start SUPPLIED INFORMATION
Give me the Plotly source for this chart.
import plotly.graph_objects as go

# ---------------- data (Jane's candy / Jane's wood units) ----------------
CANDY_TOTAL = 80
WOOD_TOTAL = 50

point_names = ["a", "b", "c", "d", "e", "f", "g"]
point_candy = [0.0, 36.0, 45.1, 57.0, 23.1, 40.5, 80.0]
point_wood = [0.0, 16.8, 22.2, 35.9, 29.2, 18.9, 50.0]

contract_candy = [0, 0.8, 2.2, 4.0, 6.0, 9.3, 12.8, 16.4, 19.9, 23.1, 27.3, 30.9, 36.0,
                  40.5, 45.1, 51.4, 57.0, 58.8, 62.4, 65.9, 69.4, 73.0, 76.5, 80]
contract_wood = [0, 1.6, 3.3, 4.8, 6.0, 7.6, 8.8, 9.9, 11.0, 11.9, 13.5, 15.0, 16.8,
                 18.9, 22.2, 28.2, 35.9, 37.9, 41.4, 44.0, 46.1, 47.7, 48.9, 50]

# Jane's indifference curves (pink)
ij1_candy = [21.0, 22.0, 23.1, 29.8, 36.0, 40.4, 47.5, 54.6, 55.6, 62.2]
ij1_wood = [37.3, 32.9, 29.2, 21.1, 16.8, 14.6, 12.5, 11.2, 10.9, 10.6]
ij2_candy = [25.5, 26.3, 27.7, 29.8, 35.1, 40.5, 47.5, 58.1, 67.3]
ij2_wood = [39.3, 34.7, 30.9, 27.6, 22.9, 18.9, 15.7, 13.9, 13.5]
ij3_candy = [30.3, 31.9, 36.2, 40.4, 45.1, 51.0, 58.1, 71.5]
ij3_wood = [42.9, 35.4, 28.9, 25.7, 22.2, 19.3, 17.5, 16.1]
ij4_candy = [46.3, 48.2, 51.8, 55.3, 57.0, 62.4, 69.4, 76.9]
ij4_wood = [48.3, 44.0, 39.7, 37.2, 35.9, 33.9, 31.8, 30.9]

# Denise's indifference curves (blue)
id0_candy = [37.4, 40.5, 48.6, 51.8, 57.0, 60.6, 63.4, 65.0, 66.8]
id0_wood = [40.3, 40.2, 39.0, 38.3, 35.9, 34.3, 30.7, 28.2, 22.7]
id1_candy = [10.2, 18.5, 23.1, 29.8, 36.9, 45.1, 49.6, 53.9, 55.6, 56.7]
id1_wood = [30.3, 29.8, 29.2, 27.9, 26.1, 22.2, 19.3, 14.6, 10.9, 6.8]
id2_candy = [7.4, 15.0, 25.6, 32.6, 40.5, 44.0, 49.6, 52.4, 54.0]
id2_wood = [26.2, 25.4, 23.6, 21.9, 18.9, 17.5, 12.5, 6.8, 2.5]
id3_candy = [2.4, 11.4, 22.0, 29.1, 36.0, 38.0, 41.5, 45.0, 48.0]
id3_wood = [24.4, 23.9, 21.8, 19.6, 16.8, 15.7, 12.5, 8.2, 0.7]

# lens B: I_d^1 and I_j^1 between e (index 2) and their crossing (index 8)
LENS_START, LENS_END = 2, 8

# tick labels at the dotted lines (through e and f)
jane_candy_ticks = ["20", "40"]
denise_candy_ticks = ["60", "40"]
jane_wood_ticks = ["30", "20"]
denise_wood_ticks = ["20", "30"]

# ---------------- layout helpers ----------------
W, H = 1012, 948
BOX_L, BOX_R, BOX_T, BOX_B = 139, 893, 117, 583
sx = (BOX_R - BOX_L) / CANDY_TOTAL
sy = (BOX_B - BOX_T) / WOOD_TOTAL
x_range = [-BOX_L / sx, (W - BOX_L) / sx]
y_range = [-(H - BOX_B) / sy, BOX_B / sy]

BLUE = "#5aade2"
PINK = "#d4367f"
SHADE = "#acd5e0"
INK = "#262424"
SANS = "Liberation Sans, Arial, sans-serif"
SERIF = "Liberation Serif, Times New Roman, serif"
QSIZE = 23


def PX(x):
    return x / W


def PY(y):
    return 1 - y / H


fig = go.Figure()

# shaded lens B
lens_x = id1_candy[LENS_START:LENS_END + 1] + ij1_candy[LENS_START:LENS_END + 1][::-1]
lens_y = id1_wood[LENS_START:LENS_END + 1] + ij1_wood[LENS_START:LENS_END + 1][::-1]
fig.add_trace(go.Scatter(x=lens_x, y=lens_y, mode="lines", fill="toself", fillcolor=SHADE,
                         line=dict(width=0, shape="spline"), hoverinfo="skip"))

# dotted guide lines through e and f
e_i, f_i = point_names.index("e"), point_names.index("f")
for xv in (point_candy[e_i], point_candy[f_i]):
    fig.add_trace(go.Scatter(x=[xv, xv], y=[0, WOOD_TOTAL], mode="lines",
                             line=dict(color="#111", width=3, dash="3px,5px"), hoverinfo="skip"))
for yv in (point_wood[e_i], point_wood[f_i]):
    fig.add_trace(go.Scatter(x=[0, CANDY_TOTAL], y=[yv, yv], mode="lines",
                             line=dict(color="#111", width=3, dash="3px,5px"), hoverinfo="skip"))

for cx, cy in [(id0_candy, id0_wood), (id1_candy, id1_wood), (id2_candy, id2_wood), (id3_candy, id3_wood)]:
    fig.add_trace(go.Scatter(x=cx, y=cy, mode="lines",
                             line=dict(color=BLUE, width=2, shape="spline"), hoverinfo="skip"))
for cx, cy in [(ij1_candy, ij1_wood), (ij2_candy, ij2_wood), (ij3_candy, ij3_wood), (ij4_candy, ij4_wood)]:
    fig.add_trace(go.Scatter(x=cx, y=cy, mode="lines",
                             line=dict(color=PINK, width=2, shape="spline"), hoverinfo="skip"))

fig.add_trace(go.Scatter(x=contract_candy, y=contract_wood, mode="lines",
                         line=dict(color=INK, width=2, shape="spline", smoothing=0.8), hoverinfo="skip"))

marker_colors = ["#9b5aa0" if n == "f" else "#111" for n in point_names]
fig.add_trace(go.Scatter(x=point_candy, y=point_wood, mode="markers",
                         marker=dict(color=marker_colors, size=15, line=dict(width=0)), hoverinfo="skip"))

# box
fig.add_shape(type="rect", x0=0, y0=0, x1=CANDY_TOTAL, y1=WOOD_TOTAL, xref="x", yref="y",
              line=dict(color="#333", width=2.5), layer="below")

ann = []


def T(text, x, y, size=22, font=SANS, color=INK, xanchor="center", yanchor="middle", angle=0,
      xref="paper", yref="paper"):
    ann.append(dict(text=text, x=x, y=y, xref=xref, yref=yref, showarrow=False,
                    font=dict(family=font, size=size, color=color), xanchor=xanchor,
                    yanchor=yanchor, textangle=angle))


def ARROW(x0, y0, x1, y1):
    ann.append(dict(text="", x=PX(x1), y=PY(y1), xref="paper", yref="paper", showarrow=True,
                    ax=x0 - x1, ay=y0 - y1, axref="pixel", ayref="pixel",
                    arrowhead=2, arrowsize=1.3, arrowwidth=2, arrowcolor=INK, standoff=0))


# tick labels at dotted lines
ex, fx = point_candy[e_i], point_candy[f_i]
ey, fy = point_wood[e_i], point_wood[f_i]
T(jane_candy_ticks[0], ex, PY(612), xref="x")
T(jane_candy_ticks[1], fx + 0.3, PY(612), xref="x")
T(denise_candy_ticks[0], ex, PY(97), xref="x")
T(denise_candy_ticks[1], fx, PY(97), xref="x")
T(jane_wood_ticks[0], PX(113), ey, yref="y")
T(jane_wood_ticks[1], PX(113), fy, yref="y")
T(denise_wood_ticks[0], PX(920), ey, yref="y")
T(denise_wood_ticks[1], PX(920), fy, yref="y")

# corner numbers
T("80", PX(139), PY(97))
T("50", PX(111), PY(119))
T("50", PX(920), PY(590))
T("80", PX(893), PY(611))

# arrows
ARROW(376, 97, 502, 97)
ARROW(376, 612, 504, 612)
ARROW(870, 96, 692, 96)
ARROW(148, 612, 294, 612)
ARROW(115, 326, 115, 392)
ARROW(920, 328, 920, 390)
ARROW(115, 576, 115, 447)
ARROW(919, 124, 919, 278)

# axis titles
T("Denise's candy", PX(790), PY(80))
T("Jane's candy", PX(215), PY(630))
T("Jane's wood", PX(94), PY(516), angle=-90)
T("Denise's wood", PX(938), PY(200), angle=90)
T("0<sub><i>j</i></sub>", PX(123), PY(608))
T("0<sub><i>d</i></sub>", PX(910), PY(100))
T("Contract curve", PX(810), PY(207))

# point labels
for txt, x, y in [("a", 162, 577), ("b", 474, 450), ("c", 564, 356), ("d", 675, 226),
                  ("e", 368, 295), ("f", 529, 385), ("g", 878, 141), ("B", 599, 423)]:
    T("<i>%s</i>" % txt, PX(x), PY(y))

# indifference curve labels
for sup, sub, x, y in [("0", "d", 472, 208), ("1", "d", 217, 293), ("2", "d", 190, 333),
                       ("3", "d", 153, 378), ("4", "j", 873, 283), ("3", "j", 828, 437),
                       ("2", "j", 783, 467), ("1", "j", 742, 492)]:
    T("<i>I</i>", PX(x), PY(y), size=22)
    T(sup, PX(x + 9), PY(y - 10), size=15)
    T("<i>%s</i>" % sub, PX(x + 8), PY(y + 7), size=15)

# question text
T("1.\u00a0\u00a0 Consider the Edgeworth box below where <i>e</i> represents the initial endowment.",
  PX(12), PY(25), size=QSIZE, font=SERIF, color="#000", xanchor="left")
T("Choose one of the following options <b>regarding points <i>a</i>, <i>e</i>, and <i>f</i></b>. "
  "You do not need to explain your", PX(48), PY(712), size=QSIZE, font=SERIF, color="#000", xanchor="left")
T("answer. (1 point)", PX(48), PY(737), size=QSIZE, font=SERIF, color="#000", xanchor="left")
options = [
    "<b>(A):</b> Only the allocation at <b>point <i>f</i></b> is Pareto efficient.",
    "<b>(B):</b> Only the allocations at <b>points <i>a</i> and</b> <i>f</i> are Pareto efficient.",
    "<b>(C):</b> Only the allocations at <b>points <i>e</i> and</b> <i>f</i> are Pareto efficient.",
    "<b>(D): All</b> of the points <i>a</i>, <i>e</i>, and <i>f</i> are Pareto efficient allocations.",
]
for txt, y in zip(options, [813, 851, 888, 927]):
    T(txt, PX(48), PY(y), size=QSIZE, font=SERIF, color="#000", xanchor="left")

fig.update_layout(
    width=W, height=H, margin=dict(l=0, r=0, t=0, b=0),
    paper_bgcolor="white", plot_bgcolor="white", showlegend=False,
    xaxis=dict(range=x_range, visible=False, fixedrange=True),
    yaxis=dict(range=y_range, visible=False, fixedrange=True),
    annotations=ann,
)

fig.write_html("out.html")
end SUPPLIED INFORMATION
Return exactly the lines from the beginning of the data above through the one containing "point_wood = [0.0, 16.8, 22.2, 35.9, 29.2, 18.9, 50.0]", please. Include both end lines and add nothing else.

Give me the Plotly source for this chart.
import plotly.graph_objects as go

# ---------------- data (Jane's candy / Jane's wood units) ----------------
CANDY_TOTAL = 80
WOOD_TOTAL = 50

point_names = ["a", "b", "c", "d", "e", "f", "g"]
point_candy = [0.0, 36.0, 45.1, 57.0, 23.1, 40.5, 80.0]
point_wood = [0.0, 16.8, 22.2, 35.9, 29.2, 18.9, 50.0]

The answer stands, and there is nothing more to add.